- DATASET ROWS -

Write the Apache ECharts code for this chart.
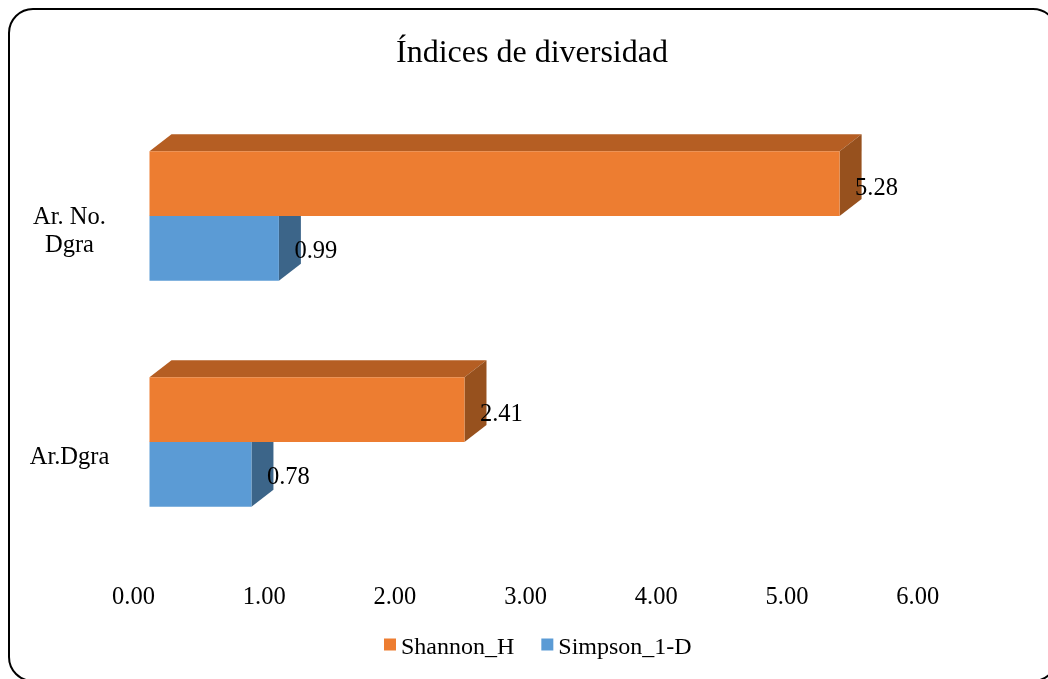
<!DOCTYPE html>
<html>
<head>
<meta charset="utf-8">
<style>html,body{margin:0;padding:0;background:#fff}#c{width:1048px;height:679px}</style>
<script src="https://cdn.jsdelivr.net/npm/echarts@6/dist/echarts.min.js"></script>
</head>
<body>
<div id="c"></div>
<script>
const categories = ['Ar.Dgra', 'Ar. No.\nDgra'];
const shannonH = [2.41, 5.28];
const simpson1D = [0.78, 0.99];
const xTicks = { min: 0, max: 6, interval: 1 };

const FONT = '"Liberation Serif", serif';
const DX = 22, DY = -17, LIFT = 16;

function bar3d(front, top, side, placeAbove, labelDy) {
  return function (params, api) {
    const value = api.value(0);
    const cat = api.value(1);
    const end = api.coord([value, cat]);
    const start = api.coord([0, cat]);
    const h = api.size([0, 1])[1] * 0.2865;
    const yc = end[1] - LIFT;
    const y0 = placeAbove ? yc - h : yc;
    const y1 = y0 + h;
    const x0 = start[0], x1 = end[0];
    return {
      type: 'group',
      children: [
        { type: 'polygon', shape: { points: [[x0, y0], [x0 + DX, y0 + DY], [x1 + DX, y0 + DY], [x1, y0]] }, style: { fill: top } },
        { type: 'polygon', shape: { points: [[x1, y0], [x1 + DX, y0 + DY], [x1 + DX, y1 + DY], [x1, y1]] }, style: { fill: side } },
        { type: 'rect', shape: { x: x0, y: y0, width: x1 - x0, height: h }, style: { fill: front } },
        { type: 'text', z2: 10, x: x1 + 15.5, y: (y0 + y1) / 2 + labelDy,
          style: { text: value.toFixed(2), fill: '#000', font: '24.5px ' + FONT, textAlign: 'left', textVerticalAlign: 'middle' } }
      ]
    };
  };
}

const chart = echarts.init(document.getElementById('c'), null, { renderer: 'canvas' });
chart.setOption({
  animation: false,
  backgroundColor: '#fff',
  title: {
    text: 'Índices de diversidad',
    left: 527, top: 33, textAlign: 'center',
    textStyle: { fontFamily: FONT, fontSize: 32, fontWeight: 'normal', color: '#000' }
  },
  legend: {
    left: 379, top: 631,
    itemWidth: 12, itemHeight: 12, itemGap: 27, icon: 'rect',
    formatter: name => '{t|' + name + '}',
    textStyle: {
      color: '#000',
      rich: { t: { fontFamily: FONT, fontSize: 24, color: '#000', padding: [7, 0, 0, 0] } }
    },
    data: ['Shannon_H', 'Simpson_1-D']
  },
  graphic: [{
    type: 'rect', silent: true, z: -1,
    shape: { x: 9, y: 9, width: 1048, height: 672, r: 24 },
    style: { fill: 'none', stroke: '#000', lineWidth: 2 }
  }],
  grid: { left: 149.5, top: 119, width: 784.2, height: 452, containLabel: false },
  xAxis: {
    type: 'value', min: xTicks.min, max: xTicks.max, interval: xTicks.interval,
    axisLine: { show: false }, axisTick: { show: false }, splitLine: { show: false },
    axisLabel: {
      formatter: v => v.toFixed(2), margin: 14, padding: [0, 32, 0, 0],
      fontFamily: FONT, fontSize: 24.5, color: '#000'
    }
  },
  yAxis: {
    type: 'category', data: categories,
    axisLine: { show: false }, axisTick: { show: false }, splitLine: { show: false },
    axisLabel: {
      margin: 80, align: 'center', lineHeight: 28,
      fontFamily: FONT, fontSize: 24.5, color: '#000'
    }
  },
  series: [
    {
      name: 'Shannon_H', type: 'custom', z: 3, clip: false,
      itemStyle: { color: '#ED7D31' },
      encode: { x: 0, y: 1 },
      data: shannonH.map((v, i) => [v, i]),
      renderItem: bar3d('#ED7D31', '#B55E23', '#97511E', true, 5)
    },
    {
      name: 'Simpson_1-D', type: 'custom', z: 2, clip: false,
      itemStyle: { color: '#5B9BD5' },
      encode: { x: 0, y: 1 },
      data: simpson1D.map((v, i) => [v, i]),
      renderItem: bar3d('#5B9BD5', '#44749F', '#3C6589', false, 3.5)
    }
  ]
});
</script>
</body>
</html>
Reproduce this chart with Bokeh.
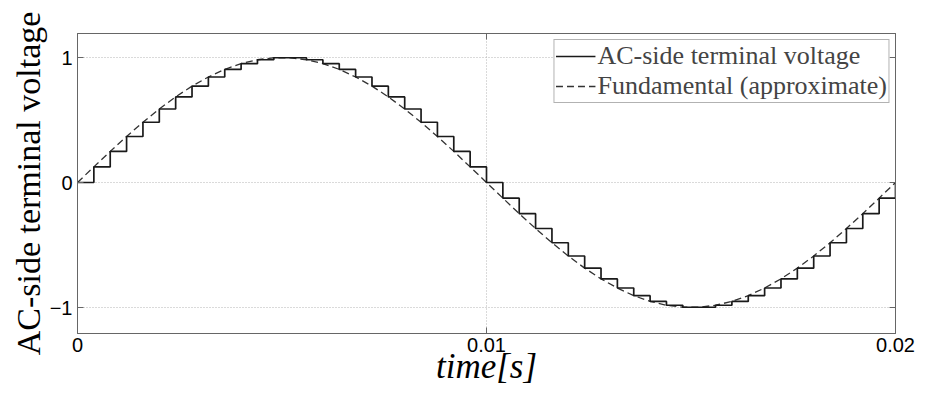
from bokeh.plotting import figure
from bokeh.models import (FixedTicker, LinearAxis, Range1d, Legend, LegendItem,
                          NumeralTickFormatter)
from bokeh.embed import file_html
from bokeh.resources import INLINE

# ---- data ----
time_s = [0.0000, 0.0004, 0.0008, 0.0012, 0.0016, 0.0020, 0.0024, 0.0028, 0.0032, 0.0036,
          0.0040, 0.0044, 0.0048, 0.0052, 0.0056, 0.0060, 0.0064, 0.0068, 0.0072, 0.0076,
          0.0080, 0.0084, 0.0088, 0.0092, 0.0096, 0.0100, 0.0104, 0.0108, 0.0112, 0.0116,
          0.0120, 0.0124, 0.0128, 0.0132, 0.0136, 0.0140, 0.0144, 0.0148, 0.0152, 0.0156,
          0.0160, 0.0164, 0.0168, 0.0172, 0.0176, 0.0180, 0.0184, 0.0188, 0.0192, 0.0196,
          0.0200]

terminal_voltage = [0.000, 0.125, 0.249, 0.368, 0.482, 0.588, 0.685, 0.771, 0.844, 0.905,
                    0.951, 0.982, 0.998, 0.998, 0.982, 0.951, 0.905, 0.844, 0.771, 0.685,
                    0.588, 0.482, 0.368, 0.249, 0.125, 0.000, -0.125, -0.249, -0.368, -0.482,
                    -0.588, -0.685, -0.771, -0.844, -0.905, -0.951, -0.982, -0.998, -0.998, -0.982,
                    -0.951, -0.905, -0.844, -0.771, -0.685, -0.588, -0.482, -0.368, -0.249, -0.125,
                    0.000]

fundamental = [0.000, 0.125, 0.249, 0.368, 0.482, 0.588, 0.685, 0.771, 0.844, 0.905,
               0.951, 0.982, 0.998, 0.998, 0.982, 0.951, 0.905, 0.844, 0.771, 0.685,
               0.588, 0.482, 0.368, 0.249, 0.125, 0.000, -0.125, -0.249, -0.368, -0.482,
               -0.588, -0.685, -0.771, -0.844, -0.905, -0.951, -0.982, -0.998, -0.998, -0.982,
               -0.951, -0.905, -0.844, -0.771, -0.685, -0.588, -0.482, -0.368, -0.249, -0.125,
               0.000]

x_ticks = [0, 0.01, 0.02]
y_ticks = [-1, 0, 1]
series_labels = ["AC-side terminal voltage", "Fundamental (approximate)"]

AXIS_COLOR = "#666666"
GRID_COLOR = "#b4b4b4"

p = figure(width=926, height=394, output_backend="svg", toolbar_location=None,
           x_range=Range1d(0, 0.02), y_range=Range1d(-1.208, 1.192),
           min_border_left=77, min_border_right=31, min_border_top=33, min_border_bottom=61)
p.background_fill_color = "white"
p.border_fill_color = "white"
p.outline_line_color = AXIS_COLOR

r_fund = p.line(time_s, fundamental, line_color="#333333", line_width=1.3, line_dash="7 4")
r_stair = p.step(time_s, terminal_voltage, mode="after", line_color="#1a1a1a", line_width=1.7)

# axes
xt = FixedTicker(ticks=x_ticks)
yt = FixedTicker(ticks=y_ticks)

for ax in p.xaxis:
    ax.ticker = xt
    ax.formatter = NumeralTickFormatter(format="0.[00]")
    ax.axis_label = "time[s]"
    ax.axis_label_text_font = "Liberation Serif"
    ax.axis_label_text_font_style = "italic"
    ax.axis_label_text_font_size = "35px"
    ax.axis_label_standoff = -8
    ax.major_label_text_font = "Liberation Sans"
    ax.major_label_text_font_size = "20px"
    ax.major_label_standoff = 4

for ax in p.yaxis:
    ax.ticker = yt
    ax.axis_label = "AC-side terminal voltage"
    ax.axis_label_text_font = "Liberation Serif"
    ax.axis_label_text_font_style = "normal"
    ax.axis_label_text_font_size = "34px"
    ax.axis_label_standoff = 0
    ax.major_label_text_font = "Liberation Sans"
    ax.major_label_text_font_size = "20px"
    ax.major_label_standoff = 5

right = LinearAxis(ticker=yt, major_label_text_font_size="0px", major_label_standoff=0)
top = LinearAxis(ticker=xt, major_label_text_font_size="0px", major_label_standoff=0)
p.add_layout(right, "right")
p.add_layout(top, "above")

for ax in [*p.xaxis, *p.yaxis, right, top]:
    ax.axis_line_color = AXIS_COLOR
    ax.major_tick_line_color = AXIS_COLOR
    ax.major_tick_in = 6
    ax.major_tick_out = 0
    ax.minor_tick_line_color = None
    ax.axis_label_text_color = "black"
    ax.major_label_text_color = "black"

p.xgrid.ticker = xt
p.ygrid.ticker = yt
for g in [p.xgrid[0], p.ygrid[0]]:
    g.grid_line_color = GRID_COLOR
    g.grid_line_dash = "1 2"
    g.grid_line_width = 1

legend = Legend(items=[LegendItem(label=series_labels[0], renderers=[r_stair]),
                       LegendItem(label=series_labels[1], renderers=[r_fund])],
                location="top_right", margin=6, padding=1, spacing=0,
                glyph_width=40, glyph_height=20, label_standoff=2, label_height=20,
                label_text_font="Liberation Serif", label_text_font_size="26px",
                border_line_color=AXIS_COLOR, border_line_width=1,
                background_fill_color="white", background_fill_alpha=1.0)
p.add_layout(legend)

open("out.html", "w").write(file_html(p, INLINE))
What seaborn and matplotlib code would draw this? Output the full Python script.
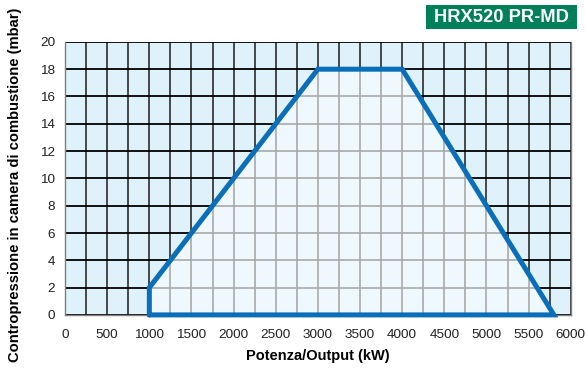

- REQUIRED TASK -
Only the lines from the top of the data through the line with "const DX = 22, DY = -17, LIFT = 16;" should be quoted, exactly and with both ends kept; skip the pictures.

- EXERCISE SOLUTION -
Write the Apache ECharts code for this chart.
<!DOCTYPE html>
<html>
<head>
<meta charset="utf-8">
<style>html,body{margin:0;padding:0;background:#fff}#c{width:1048px;height:679px}</style>
<script src="https://cdn.jsdelivr.net/npm/echarts@6/dist/echarts.min.js"></script>
</head>
<body>
<div id="c"></div>
<script>
const categories = ['Ar.Dgra', 'Ar. No.\nDgra'];
const shannonH = [2.41, 5.28];
const simpson1D = [0.78, 0.99];
const xTicks = { min: 0, max: 6, interval: 1 };

const FONT = '"Liberation Serif", serif';
const DX = 22, DY = -17, LIFT = 16;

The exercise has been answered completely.